((

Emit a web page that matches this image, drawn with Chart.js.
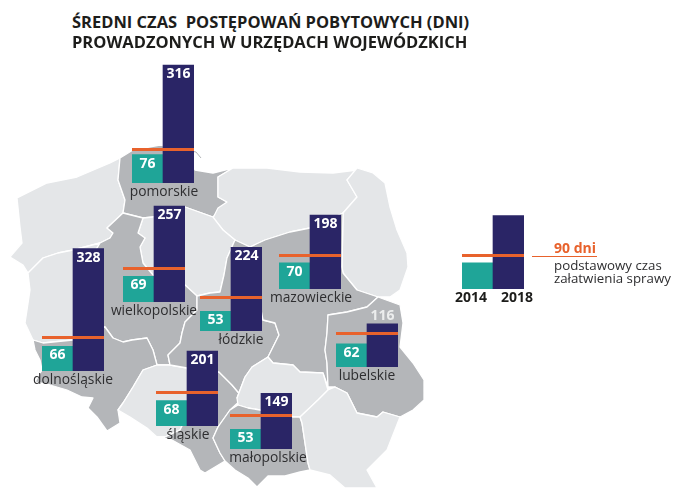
<!DOCTYPE html>
<html lang="pl">
<head>
<meta charset="utf-8">
<title>Średni czas postępowań pobytowych</title>
<script src="https://cdn.jsdelivr.net/npm/chart.js@4"></script>
<style>
  html, body { margin: 0; padding: 0; background: #fff; }
  #page { position: relative; width: 675px; height: 488px; overflow: hidden; font-family: "Open Sans", sans-serif; }
  #map { position: absolute; left: 0; top: 0; }
  #page canvas { position: absolute; }
  .title { position: absolute; left: 72px; font-size: 16.5px; font-weight: 700; color: #1d1d1b; white-space: pre; line-height: 20px; }
  .region { position: absolute; font-size: 13.8px; color: #2e2e30; white-space: nowrap; transform: translateX(-50%); line-height: 16px; }
  .year { position: absolute; font-size: 14px; font-weight: 700; color: #1d1d1b; transform: translateX(-50%); line-height: 16px; }
  .note { position: absolute; left: 554px; font-size: 13.3px; color: #2e2e30; white-space: nowrap; line-height: 16px; }
  .note.big { font-size: 14px; font-weight: 700; color: #e8622c; }
</style>
</head>
<body>
<div id="page">
  <svg id="map" width="675" height="488"></svg>
</div>
<script>
// ===== DATA =====
const regions = ['pomorskie', 'wielkopolskie', 'dolnośląskie', 'łódzkie', 'mazowieckie', 'lubelskie', 'śląskie', 'małopolskie'];
const values2014 = [76, 69, 66, 53, 70, 62, 68, 53];
const values2018 = [316, 257, 328, 224, 198, 116, 201, 149];
const years = ['2014', '2018'];
const limitDays = 90;
const legendValues = [70, 197];

// ===== LAYOUT (page pixels) =====
const barLeft = [132, 123, 42, 200, 279, 336, 156, 230];
const barBase = [183, 302, 371, 331, 289, 367, 426, 449];
const labelShift = [1, 0, 0, 10, 1, 0, 1, 7];
const CHART_W = 62, CHART_H = 131, Y_MAX = 351;

const NAVY = '#2a2566', TEAL = '#1fa598', ORANGE = '#e8622c';
const LIGHT = '#e4e6e8', MEDIUM = '#b4b6b9';

// Voivodeship outlines, background only
const mapShapes = [
  [LIGHT, '17,198 47,183 77,177 110,163 120,158 118,180 125,200 123,213 107,228 113,233 110,238 100,243 73,250 58,253 43,258 28,273 23,265 10,257 22,243 20,227'],
  [LIGHT, '28,273 43,258 58,253 73,250 100,243 90,260 95,290 90,330 73,340 43,343 33,340 25,323 27,310 30,290'],
  [MEDIUM, '120,158 133,150 160,145 187,150 195,170 213,173 233,168 218,177 218,197 227,202 217,213 213,217 185,207 153,217 143,218 123,213 125,200 118,180'],
  [LIGHT, '233,168 267,168 300,172 333,173 357,170 347,180 357,197 343,213 310,228 290,232 265,240 250,247 235,240 223,230 213,218 218,208 227,202 218,197 218,177'],
  [LIGHT, '357,168 373,173 385,183 390,207 397,230 407,253 408,267 400,290 390,297 378,297 357,290 343,273 342,267 343,213 357,197 347,180'],
  [LIGHT, '143,218 153,217 185,207 213,217 223,230 235,240 227,258 224,275 220,292 210,293 197,296 185,285 170,280 153,275 143,263 140,247 145,238 138,233'],
  [MEDIUM, '123,213 143,218 138,233 145,238 140,247 143,263 153,275 170,280 185,285 197,296 197,310 185,322 182,333 180,343 168,355 170,365 157,365 153,350 147,338 132,340 123,342 113,338 105,327 90,330 95,290 90,260 100,243 110,238 113,233 107,228'],
  [MEDIUM, '33,340 43,343 73,340 90,330 105,327 113,338 123,342 132,340 147,338 153,350 157,365 143,370 133,387 123,403 118,410 120,423 107,431 97,417 88,408 93,398 82,397 67,390 50,385 35,382 42,370 40,360 35,350'],
  [LIGHT, '118,410 123,403 133,387 143,370 157,365 170,365 187,368 195,400 180,430 165,437 157,437 147,428 130,417'],
  [MEDIUM, '187,368 219,372 232,385 243,398 230,410 218,427 213,438 220,453 225,461 205,473 200,470 190,450 172,440 157,437 165,437 180,430 195,400'],
  [MEDIUM, '224,275 227,258 235,240 250,247 255,280 263,320 275,323 279,335 273,347 268,357 252,367 245,377 237,398 243,398 232,385 219,372 187,368 170,365 168,355 180,343 182,333 185,322 197,310 197,296 210,293 220,292'],
  [MEDIUM, '265,240 290,232 310,228 343,213 342,267 343,273 357,290 378,297 367,307 347,312 328,315 327,333 325,350 327,363 328,387 323,373 300,372 293,365 273,363 268,357 273,347 279,335 275,323 263,320 255,280 250,247'],
  [MEDIUM, '378,297 400,305 403,323 400,347 413,363 424,380 424,400 413,410 400,417 383,412 377,417 357,413 347,393 335,387 328,387 327,363 325,350 327,333 328,315 347,312 367,307'],
  [LIGHT, '237,398 245,377 252,367 268,357 273,363 293,365 300,372 323,373 328,390 318,400 300,417 293,417 260,410 248,408 238,405'],
  [MEDIUM, '230,410 238,405 248,408 260,410 293,417 300,417 302,423 308,463 310,470 300,472 285,476 268,476 257,487 248,478 235,470 225,461 220,453 213,438 218,427'],
  [LIGHT, '300,417 318,400 328,390 335,387 347,393 357,413 377,417 383,412 400,417 387,450 367,470 377,488 345,488 330,475 310,470 308,463 302,423']
];

function drawMap() {
  const svg = document.getElementById('map');
  let html = '';
  mapShapes.forEach(([fill, pts]) => {
    html += `<polygon points="${pts}" fill="${fill}" stroke="#fff" stroke-width="1.3" stroke-linejoin="round"/>`;
  });
  // Hel peninsula
  html += `<polyline points="187,150 196,152 201,158" fill="none" stroke="${MEDIUM}" stroke-width="1"/>`;
  // legend leader
  html += `<line x1="532" y1="256.5" x2="597" y2="256.5" stroke="${ORANGE}" stroke-width="1"/>`;
  svg.innerHTML = html;
}

// limit line plus the value labels, both placed from the chart's scales
const overlayPlugin = {
  id: 'overlay',
  afterDatasetsDraw(chart, args, opts) {
    const { ctx, chartArea, scales } = chart;
    const yLimit = scales.y.getPixelForValue(limitDays);
    ctx.save();
    ctx.strokeStyle = ORANGE;
    ctx.lineWidth = 3;
    ctx.beginPath();
    ctx.moveTo(chartArea.left, yLimit);
    ctx.lineTo(chartArea.right, yLimit);
    ctx.stroke();

    if (opts.showValues) {
      ctx.font = '700 14px "Open Sans", sans-serif';
      ctx.textAlign = 'center';
      ctx.textBaseline = 'middle';
      chart.getDatasetMeta(0).data.forEach((bar, i) => {
        const value = chart.data.datasets[0].data[i];
        const above = opts.labelAbove && i === 1;
        ctx.fillStyle = above ? '#eceded' : '#fff';
        ctx.fillText(value, bar.x, above ? bar.y - 8 : bar.y + 9);
      });
    }
    ctx.restore();
  }
};

function makeChart(left, base, values, extra) {
  const canvas = document.createElement('canvas');
  canvas.width = CHART_W;
  canvas.height = CHART_H;
  canvas.style.left = left + 'px';
  canvas.style.top = (base - CHART_H) + 'px';
  document.getElementById('page').appendChild(canvas);
  return new Chart(canvas, {
    type: 'bar',
    data: {
      labels: years,
      datasets: [{
        data: values,
        backgroundColor: [TEAL, NAVY],
        barPercentage: 1,
        categoryPercentage: 1,
        borderWidth: 0
      }]
    },
    options: {
      responsive: false,
      animation: false,
      layout: { padding: 0 },
      plugins: { legend: { display: false }, tooltip: { enabled: false }, overlay: extra },
      scales: {
        x: { display: false },
        y: { display: false, min: 0, max: Y_MAX }
      }
    },
    plugins: [overlayPlugin]
  });
}

function addText(cls, text, left, top) {
  const el = document.createElement('div');
  el.className = cls;
  el.textContent = text;
  if (left !== null) el.style.left = left + 'px';
  el.style.top = top + 'px';
  document.getElementById('page').appendChild(el);
}

drawMap();

regions.forEach((name, i) => {
  makeChart(barLeft[i], barBase[i], [values2014[i], values2018[i]], { showValues: true, labelAbove: name === 'lubelskie' });
  addText('region', name, barLeft[i] + CHART_W / 2 + labelShift[i], barBase[i] + 0);
});

// legend
makeChart(462, 289, legendValues, { showValues: false });
addText('year', years[0], 471, 289);
addText('year', years[1], 517, 289);
addText('note big', limitDays + ' dni', null, 240);
addText('note', 'podstawowy czas', null, 257);
addText('note', 'załatwienia sprawy', null, 270);

addText('title', 'ŚREDNI CZAS  POSTĘPOWAŃ POBYTOWYCH (DNI)', null, 12);
addText('title', 'PROWADZONYCH W URZĘDACH WOJEWÓDZKICH', null, 32);
</script>
</body>
</html>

))

_What to do_:
Copy exactly the lines running from the beginning of the listing through the line that has "const LIGHT = '#e4e6e8', MEDIUM = '#b4b6b9';". Drop the pictures.

_Answer_:
Emit a web page that matches this image, drawn with Chart.js.
<!DOCTYPE html>
<html lang="pl">
<head>
<meta charset="utf-8">
<title>Średni czas postępowań pobytowych</title>
<script src="https://cdn.jsdelivr.net/npm/chart.js@4"></script>
<style>
  html, body { margin: 0; padding: 0; background: #fff; }
  #page { position: relative; width: 675px; height: 488px; overflow: hidden; font-family: "Open Sans", sans-serif; }
  #map { position: absolute; left: 0; top: 0; }
  #page canvas { position: absolute; }
  .title { position: absolute; left: 72px; font-size: 16.5px; font-weight: 700; color: #1d1d1b; white-space: pre; line-height: 20px; }
  .region { position: absolute; font-size: 13.8px; color: #2e2e30; white-space: nowrap; transform: translateX(-50%); line-height: 16px; }
  .year { position: absolute; font-size: 14px; font-weight: 700; color: #1d1d1b; transform: translateX(-50%); line-height: 16px; }
  .note { position: absolute; left: 554px; font-size: 13.3px; color: #2e2e30; white-space: nowrap; line-height: 16px; }
  .note.big { font-size: 14px; font-weight: 700; color: #e8622c; }
</style>
</head>
<body>
<div id="page">
  <svg id="map" width="675" height="488"></svg>
</div>
<script>
// ===== DATA =====
const regions = ['pomorskie', 'wielkopolskie', 'dolnośląskie', 'łódzkie', 'mazowieckie', 'lubelskie', 'śląskie', 'małopolskie'];
const values2014 = [76, 69, 66, 53, 70, 62, 68, 53];
const values2018 = [316, 257, 328, 224, 198, 116, 201, 149];
const years = ['2014', '2018'];
const limitDays = 90;
const legendValues = [70, 197];

// ===== LAYOUT (page pixels) =====
const barLeft = [132, 123, 42, 200, 279, 336, 156, 230];
const barBase = [183, 302, 371, 331, 289, 367, 426, 449];
const labelShift = [1, 0, 0, 10, 1, 0, 1, 7];
const CHART_W = 62, CHART_H = 131, Y_MAX = 351;

const NAVY = '#2a2566', TEAL = '#1fa598', ORANGE = '#e8622c';
const LIGHT = '#e4e6e8', MEDIUM = '#b4b6b9';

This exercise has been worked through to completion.